Davis continued to assert control over the program after his official departure in May 2025, defying White House orders and prompting internal confusion and legal concerns. Politico reported that Davis held unauthorized meetings, installed allies as leaders, and removed dissenters, leading to resignations and dismissals across the initiative.

==Reputation==
According to Adam Green, a longtime friend, Davis's "former Washington, D.C. apartment looked like a start-up, with a ping pong table and beverage machine to delight guests." However, Green said that Davis later changed from a "fun outside-the-box thinker" to a "blind servant" of Elon Musk. Jared Birchall remarked, "If Elon asked Steve to jump out of a window, he would do it." Musk himself told a group at Mar-a-Lago that nobody in the world was better than Davis at dismantling organizations, while acknowledging that he might not be the right person to build them. "Steve is like chemo," Musk said. "A little chemo can save your life; a lot of chemo could kill you." While numerous photos of Davis exist related to his "fun" enterprises in DC like the yogurt shop, after he became more deeply involved with Musk, he has attempted to stay out of public view, having mostly avoided having his picture taken.

==Personal life==
Davis is married to Nicole Hollander. She worked with him at Twitter, and was working with him at DOGE. They have one child.
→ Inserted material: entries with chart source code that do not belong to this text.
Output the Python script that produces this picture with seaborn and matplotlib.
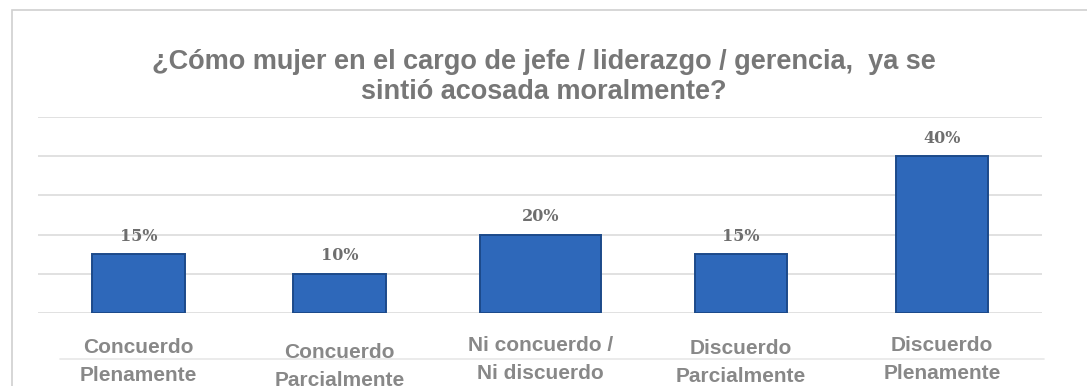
import matplotlib
matplotlib.use("Agg")
import matplotlib.pyplot as plt
import seaborn as sns
import pandas as pd
from matplotlib.patches import Rectangle
from matplotlib.lines import Line2D

categories = ["Concuerdo\nPlenamente", "Concuerdo\nParcialmente", "Ni concuerdo /\nNi discuerdo",
              "Discuerdo\nParcialmente", "Discuerdo\nPlenamente"]
values = [15, 10, 20, 15, 40]
value_labels = ["15%", "10%", "20%", "15%", "40%"]
title = "¿Cómo mujer en el cargo de jefe / liderazgo / gerencia,  ya se\nsintió acosada moralmente?"

sns.set_theme(style="white")
plt.rcParams['font.family'] = ['Liberation Sans', 'DejaVu Sans']

fig = plt.figure(figsize=(10.87, 3.86), dpi=100)
ax = fig.add_axes([0.035, 0.189, 0.924, 0.508])

df = pd.DataFrame({"cat": categories, "val": values})
sns.barplot(data=df, x="cat", y="val", color="#2E68BA", width=0.46, ax=ax,
            edgecolor="#1C4A8A", linewidth=1.4, saturation=1)

# middle bar is drawn wider in the reference
p = ax.patches[2]
cx = p.get_x() + p.get_width() / 2
p.set_width(0.6)
p.set_x(cx - 0.3)

ax.set_ylim(0, 50)
ax.set_yticks([0, 10, 20, 30, 40, 50])
ax.yaxis.grid(True, color="#dcdcdc", linewidth=1.2)
ax.set_axisbelow(True)
for s in ax.spines.values():
    s.set_visible(False)
ax.set_yticklabels([])
ax.tick_params(left=False, bottom=False)
ax.set_xlabel("")
ax.set_ylabel("")
ax.set_xticklabels([])

for i, (v, lab) in enumerate(zip(values, value_labels)):
    ax.text(i, v + 2.4, lab, ha="center", va="bottom", fontsize=11.5,
            family=["DejaVu Serif"], fontweight="bold", color="#6e6e6e")

# faint line behind the category labels
fig.add_artist(Line2D([0.055, 0.96], [1 - 359 / 386] * 2, transform=fig.transFigure,
                      color="#e8e8e8", linewidth=1.2, zorder=0))

offsets = [0, 5, -2, 1, -2]
for i, (c, off) in enumerate(zip(categories, offsets)):
    ax.annotate(c, xy=(i, 0), xycoords="data", xytext=(0, -18 - off * 0.72),
                textcoords="offset points", ha="center", va="top", fontsize=15,
                fontweight="bold", color="#888888", linespacing=1.6)

fig.text(0.5, 0.80, title, ha="center", va="center", fontsize=19.5, fontweight="bold",
         color="#777777", linespacing=1.2)

fig.patches.append(Rectangle((0.011, -0.05), 1.0, 1.025, transform=fig.transFigure,
                             fill=False, edgecolor="#d0d0d0", linewidth=1.2))

fig.savefig("out.png", dpi=100)
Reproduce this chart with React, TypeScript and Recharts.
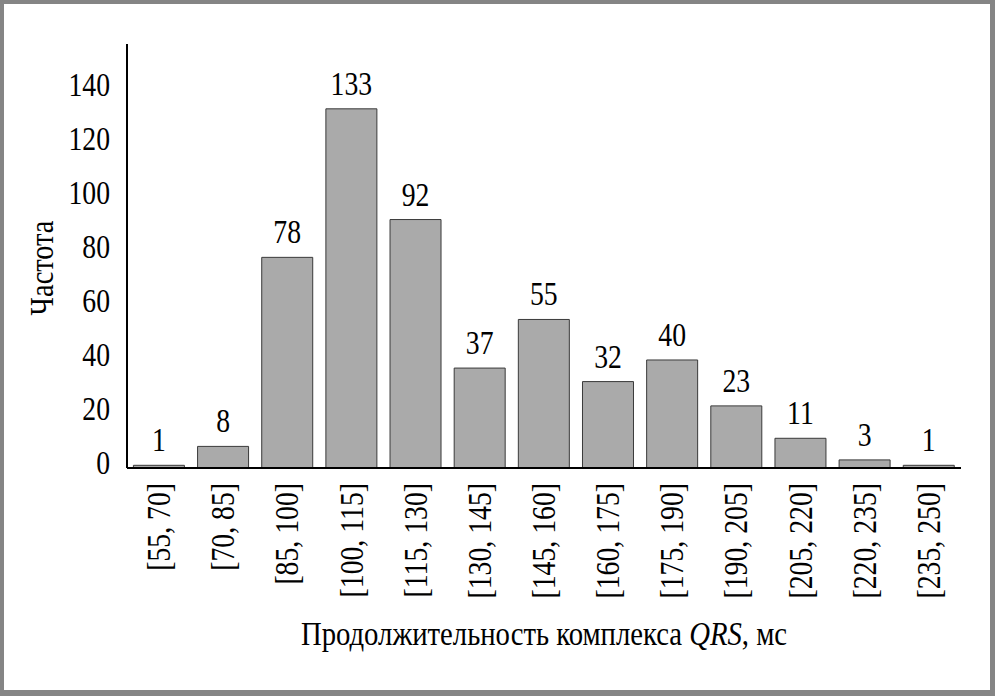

Davis is an advisor to the Atlas Society that promotes the philosophy of Ayn Rand. In July 2012, he made a 45-minute presentation at the Atlas Summit on SpaceX and the future of space flight.

==Publications==

In 2010, Davis submitted a thesis called The Trend Towards the Debasement of American Currency. In it he argues that the debasement (rather the devaluation) of the currency since 1792 "occurred subtly due to ten discrete events". He supports that monetarist narrative using regression analysis.

In 2012, Davis collaborated on the technical report entitled Red Dragon: Low-cost Access to the Surface of Mars using Commercial Capabilities.